The irony for me is that the Pride of Baltimore II legacy is more than 40 years old. She is renowned and admired nationally and worldwide. ‘Tis only Maryland that is characterizing the return of Pride of Baltimore II to her role as this state’s most unique icon as a debut.

It’s been since October of 2017 that Pride II last sailed. For the last 15 months, she has been laid up due to her operating nonprofit company, Pride of Baltimore, Inc., seeing a future of not enough financial support to keep Pride sailing. So a very sober, realistic holding strategy for minimizing expenses by laying the ship up and dismissing her crew was executed. Then an all-hands-on-deck administrative effort was launched by the executive director and the board of directors to secure renewed financial support from the State of Maryland on behalf of what I describe as “the peoples’ boat,” or Marylanders’ Pride. The effort was so very fortunately successful to team up with Maryland’s legislature.

One of the very unique aspects of the Pride legacy is that it was not cooked up by well-meaning private citizens saying to themselves, “This will be such a good thing that the government will want to assist.” Nope. Not at all. Rather, it was the mayor and city council of Baltimore back in the early 1970s that came up with the idea after a hired consultant advised them on a potential strategy for changing the hearts and minds of Baltimoreans about their town. Like most cities back then, there was an effort to revitalize. What is unique in the whole country was a marketing strategy leveraging Baltimore’s particular role in the nation’s history, a point in time nicknamed “The Second War for Independence.” Properly speaking, the 1812 War, in which Baltimore schooners, used as privately funded commerce raiders, aka privateers, drew the wrath of the British Royal Navy. Enough to provoke the Royal Navy to make an effort to sail past Fort McHenry, guarding Baltimore, to burn the shipyards building said Baltimore privateers. The failure of that endeavor, named by historians “The Defense of Baltimore,” inspired an American lawyer, who witnessed the bombardment and the abject withdrawal of the Royal Navy without success, to coin the words to a tune of the period that is now our nation’s national anthem, “The Star-Spangled Banner.”

What better way to restore the lost pride in the city of Baltimore than to resurrect what the world had long accepted was a uniquely capable and beautiful maritime craft of American invention? Those highly romanticized Baltimore clipper privateers. Solely and wholly a creation of Baltimore, stemming from a long Chesapeake Bay maritime transportation development period, seeking to make sail-driven transportation on the Chesapeake Bay easier and faster. Along the way of the more than 100 years of development starting in the second half of the 1600s, it was learned that the results of hull change and generous rig style created dependable and fast ocean sailors, rather than only Chesapeake Bay transport. That success for achieving speed and agility under sail led to greater astonishing success with American privateering leading up to the 1812 War. Baltimore privateers succeeded in being the only American design that caught or sunk more than 40% of all American privateer targets of that war. Hence the British Navy anger. Enough to come up into the narrow confines of the Upper Chesapeake Bay to burn the Baltimore shipyards. Instead, the failed attempt provided inspiration for the creation of the American national anthem, celebrating freedom from British restrictions on American commerce over the world’s oceans.

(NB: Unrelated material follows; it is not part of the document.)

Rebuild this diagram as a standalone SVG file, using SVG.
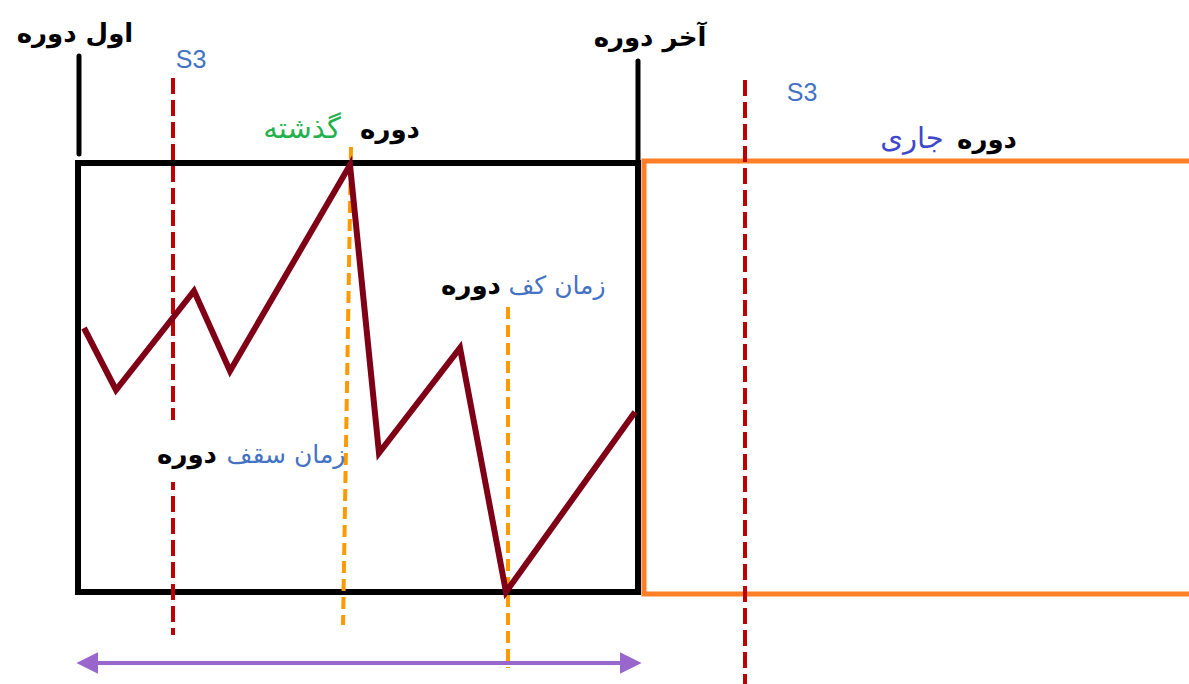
<svg xmlns="http://www.w3.org/2000/svg" width="1189" height="684" viewBox="0 0 1189 684">
<style>
.bk{font-family:"DejaVu Sans",sans-serif;font-weight:bold;font-size:26px;fill:#000;text-anchor:middle}
.bl{font-family:"DejaVu Sans",sans-serif;font-size:25px;fill:#4472C4;text-anchor:middle}
.gr{font-family:"DejaVu Sans",sans-serif;font-size:29px;text-anchor:middle}
.s3{font-family:"Liberation Sans",sans-serif;font-size:25px;fill:#4472C4;text-anchor:middle}
.red{stroke:#C00000;stroke-width:4;stroke-dasharray:16 6;fill:none}
.shd{stroke:#888;stroke-width:4;stroke-dasharray:16 6;fill:none;opacity:0.7;filter:url(#blur)}
.org{stroke:#FF9900;stroke-width:4;stroke-dasharray:12 6;fill:none}
</style>
<defs>
<filter id="blur" x="-2" y="0" width="5" height="1"><feGaussianBlur stdDeviation="1.5"/></filter>
<marker id="ah" viewBox="0 0 10 10" refX="2" refY="5" markerWidth="5.5" markerHeight="5.5" orient="auto-start-reverse" markerUnits="strokeWidth">
<path d="M0,0 L10,5 L0,10 z" fill="#9966CC"/>
</marker>
</defs>
<rect width="1189" height="684" fill="#fff"/>
<g id="current-period">
<path d="M1189,161 L644,161 L644,594 L1189,594" fill="none" stroke="#FF7F27" stroke-width="5"/>
</g>
<g id="past-period">
<rect x="78" y="163" width="560" height="429" fill="none" stroke="#000" stroke-width="6"/>
<line x1="79" y1="56" x2="79" y2="154" stroke="#000" stroke-width="5" stroke-linecap="round"/>
<line x1="638" y1="61" x2="638" y2="162" stroke="#000" stroke-width="5" stroke-linecap="round"/>
</g>
<g id="guides">
<line class="shd" x1="178" y1="80" x2="178" y2="637"/>
<line class="red" x1="173" y1="78" x2="173" y2="635"/>
<line class="shd" x1="750" y1="82" x2="750" y2="684"/>
<line class="red" x1="745" y1="80" x2="745" y2="684"/>
<line class="org" x1="351" y1="147" x2="343" y2="625"/>
<line class="org" x1="508" y1="307" x2="508" y2="668"/>
</g>
<g id="price">
<polyline points="84,328 116,390 194,291 230,371 350,165 379,453 460,348 506,592 635,412" fill="none" stroke="#7F0016" stroke-width="6" stroke-linejoin="miter"/>
</g>
<g id="connectors">
<line x1="94" y1="663" x2="624" y2="663" stroke="#9966CC" stroke-width="4" marker-start="url(#ah)" marker-end="url(#ah)"/>
</g>
<g id="labels">
<text class="bk" x="75" y="42">اول دوره</text>
<text class="bk" x="650" y="46">آخر دوره</text>
<text class="s3" x="191" y="68">S3</text>
<text class="s3" x="802" y="101">S3</text>
<text class="bk" x="390" y="138">دوره</text>
<text class="gr" x="302" y="138" fill="#22B14C">گذشته</text>
<text class="bk" x="987" y="148">دوره</text>
<text class="gr" x="912" y="148" fill="#3F48CC">جاری</text>
<text class="bk" x="471" y="294">دوره</text>
<text class="bl" x="557" y="294">زمان کف</text>
</g>
<g id="ceiling-label">
<rect x="150" y="420" width="190" height="62" fill="#fff"/>
<text class="bk" x="187" y="463">دوره</text>
<text class="bl" x="286" y="463">زمان سقف</text>
</g>
</svg>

That first Pride of Baltimore of the 1970s and 1980s succeeded in stimulating a pretty rapid change of hearts and minds of Baltimore citizens. Similarly across Maryland and the whole country. Everywhere there was admiration for that beautiful Baltimore privateer. During the European Campaign of 1985/86, while captaining her, I heard Europeans wonder at both our beautiful Pride and where was Baltimore. We had to resort to saying near Washington, DC, or south of New York. More than 30 years later, after the building of Pride of Baltimore II to carry on the legacy of the first Pride, plus five voyages to Europe, we almost never hear the question of where Baltimore is. Everyone knows about Baltimore and Maryland, home of a most beautiful maritime creation — worldwide appreciated and renowned for her voyages, as well as her sailing prowess during international tall ship races.

Call Pride of Baltimore’s first sailings of 2019 her debut if you want. I rather think of these initial sails as the return of Pride in her home port and state, brought about by a stunningly positive vote by Maryland’s legislature, supporting the Governor’s earlier efforts during his first term at keeping Pride sailing. As a Marylander, I give thanks to good governance on behalf of Maryland citizens. There are plenty of opportunities to lose pride. It takes gumption and vision to know that there are untold rewards from energy applied to iconic symbols as ambassadors.

And so it comes to pass, we all can again celebrate together our collective gumption to preserve our more than 40-year vision of showing off, as well as sharing our beautiful-like-art Pride of Baltimore II.